**Dataset section**
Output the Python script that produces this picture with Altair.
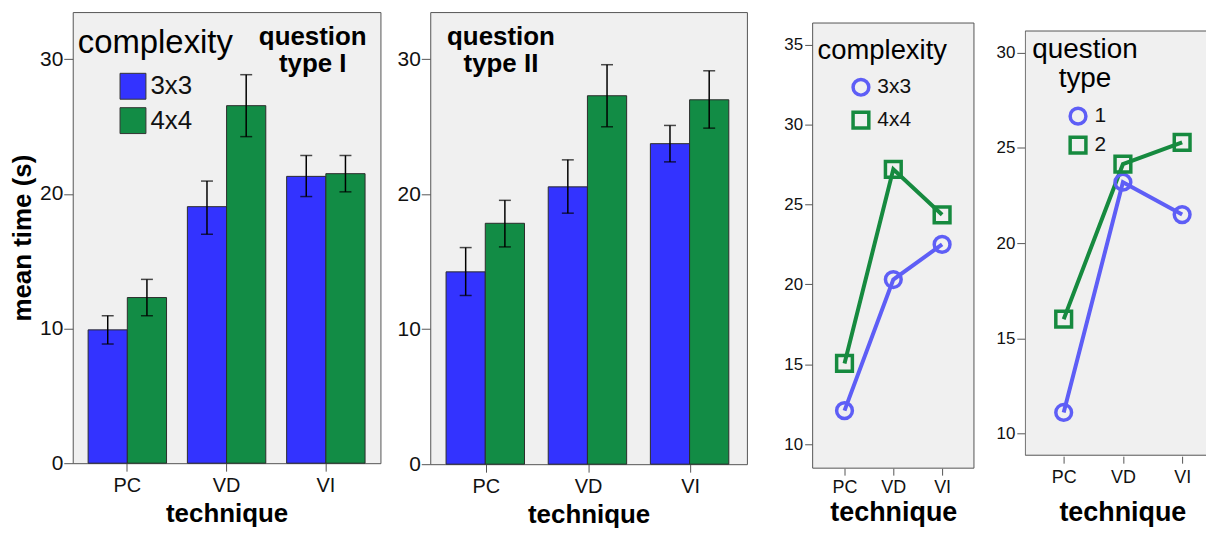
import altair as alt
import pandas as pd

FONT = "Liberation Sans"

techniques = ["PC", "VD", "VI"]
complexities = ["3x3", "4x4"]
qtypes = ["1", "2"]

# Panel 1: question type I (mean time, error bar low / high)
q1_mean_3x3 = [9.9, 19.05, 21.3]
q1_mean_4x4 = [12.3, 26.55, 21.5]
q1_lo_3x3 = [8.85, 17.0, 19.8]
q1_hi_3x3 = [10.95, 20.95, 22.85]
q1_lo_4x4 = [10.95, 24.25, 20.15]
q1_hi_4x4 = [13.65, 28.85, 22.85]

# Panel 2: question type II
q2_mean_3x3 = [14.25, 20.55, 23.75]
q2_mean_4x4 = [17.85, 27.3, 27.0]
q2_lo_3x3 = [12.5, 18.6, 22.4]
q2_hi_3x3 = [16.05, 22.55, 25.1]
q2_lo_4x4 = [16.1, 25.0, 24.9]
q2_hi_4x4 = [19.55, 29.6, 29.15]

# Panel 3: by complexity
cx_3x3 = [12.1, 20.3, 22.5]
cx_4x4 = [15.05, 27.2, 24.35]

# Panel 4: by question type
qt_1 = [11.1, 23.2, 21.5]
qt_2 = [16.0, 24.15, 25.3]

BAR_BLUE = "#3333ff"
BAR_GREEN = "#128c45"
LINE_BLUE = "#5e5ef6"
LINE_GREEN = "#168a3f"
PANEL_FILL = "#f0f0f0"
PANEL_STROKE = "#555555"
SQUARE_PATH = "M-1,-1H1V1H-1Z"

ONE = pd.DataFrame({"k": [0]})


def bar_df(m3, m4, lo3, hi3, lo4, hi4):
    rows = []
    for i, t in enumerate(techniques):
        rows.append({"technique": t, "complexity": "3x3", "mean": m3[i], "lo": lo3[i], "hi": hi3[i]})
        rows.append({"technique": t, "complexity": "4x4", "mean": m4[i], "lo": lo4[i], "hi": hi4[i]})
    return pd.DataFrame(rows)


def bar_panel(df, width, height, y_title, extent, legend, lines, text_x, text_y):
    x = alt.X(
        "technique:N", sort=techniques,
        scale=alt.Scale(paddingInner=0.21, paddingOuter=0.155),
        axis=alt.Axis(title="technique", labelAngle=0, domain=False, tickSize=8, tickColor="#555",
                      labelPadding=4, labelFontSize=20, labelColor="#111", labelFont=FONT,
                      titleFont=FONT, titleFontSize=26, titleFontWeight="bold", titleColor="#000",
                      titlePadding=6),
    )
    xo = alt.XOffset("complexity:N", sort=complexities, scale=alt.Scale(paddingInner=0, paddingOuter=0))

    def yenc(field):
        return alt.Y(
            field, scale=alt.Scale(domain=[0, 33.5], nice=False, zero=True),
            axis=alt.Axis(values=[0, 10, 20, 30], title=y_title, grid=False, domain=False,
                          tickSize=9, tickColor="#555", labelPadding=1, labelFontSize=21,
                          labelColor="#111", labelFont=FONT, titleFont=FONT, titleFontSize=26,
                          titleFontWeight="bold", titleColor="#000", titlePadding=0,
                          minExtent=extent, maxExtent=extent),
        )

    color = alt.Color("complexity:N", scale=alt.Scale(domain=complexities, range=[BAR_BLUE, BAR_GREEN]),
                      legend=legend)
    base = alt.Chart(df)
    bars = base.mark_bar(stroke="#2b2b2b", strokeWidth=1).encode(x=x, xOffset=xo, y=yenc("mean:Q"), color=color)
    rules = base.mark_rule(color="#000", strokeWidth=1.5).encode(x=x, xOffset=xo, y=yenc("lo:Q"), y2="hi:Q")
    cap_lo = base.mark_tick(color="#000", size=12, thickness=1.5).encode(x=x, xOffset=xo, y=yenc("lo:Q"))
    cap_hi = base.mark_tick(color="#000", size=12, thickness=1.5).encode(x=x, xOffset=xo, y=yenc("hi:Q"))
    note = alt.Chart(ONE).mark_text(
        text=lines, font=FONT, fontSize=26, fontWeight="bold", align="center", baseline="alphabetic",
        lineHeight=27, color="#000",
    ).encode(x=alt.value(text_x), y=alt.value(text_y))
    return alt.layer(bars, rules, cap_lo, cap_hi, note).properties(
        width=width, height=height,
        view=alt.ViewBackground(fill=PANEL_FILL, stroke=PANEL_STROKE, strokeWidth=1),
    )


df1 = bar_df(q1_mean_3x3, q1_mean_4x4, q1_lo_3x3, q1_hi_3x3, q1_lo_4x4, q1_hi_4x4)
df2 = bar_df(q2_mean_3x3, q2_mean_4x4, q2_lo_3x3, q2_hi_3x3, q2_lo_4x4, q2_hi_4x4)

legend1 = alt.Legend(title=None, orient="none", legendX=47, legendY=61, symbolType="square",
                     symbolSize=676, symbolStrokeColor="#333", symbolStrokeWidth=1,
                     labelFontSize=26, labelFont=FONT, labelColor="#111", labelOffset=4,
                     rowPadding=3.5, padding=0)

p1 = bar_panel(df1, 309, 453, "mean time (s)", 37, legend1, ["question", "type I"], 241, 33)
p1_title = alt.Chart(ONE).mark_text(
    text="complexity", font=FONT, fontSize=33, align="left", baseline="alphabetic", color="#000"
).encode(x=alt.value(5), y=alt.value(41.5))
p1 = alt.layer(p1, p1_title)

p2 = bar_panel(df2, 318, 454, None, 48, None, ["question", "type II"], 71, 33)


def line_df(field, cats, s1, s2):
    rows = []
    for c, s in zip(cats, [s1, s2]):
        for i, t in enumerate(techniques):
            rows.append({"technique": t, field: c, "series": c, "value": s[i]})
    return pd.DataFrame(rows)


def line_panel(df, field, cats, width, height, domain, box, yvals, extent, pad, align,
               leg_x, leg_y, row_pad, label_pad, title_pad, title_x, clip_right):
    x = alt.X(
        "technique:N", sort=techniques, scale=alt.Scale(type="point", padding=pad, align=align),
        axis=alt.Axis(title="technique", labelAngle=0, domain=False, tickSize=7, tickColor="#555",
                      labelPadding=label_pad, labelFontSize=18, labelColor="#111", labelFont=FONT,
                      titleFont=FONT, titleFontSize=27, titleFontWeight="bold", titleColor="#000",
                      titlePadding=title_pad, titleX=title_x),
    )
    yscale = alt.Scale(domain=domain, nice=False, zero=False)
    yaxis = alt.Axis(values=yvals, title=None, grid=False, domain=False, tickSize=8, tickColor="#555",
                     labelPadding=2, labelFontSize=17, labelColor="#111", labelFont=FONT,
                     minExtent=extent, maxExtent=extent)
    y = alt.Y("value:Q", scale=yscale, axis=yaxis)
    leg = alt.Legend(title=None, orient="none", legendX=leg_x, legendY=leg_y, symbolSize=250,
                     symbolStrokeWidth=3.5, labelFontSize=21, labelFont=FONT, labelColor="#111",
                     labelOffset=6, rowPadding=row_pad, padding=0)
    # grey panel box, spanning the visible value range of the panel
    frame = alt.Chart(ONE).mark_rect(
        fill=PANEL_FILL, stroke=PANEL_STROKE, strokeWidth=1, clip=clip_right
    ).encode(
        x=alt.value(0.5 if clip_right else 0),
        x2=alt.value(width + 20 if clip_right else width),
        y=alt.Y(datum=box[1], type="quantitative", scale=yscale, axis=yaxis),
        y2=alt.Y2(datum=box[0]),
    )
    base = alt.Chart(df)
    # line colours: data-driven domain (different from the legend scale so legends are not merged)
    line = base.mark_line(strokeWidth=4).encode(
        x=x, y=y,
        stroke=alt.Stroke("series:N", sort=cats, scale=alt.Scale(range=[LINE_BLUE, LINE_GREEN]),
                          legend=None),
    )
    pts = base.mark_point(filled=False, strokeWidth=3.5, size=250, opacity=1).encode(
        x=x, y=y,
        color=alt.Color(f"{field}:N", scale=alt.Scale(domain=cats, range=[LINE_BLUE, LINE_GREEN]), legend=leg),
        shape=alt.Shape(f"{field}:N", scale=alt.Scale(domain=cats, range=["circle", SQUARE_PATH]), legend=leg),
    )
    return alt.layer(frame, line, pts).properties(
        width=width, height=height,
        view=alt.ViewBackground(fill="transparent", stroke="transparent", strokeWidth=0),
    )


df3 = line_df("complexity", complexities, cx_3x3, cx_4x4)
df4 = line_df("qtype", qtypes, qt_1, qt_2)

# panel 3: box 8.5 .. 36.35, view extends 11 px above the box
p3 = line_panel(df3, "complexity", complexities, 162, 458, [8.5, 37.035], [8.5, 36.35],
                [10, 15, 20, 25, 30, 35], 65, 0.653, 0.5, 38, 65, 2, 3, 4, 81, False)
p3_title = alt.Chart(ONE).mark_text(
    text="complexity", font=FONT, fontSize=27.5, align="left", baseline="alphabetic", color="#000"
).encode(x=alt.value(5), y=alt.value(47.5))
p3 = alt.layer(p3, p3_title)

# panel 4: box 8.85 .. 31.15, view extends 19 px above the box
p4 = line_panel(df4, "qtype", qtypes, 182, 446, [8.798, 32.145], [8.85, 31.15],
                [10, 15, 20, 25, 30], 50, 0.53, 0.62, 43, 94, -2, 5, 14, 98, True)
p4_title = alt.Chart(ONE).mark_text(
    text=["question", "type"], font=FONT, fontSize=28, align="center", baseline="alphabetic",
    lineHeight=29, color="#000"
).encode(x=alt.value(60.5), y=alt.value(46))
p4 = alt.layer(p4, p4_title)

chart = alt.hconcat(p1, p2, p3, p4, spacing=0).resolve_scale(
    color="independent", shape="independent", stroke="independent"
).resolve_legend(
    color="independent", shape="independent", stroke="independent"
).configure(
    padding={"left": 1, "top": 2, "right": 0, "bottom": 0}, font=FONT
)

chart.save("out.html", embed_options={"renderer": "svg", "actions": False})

**Written exercise**
Leave out the pictures and repeat the lines from the start of the material through the line with "q1_hi_4x4 = [13.65, 28.85, 22.85]", inclusive.

**Expected answer**
Output the Python script that produces this picture with Altair.
import altair as alt
import pandas as pd

FONT = "Liberation Sans"

techniques = ["PC", "VD", "VI"]
complexities = ["3x3", "4x4"]
qtypes = ["1", "2"]

# Panel 1: question type I (mean time, error bar low / high)
q1_mean_3x3 = [9.9, 19.05, 21.3]
q1_mean_4x4 = [12.3, 26.55, 21.5]
q1_lo_3x3 = [8.85, 17.0, 19.8]
q1_hi_3x3 = [10.95, 20.95, 22.85]
q1_lo_4x4 = [10.95, 24.25, 20.15]
q1_hi_4x4 = [13.65, 28.85, 22.85]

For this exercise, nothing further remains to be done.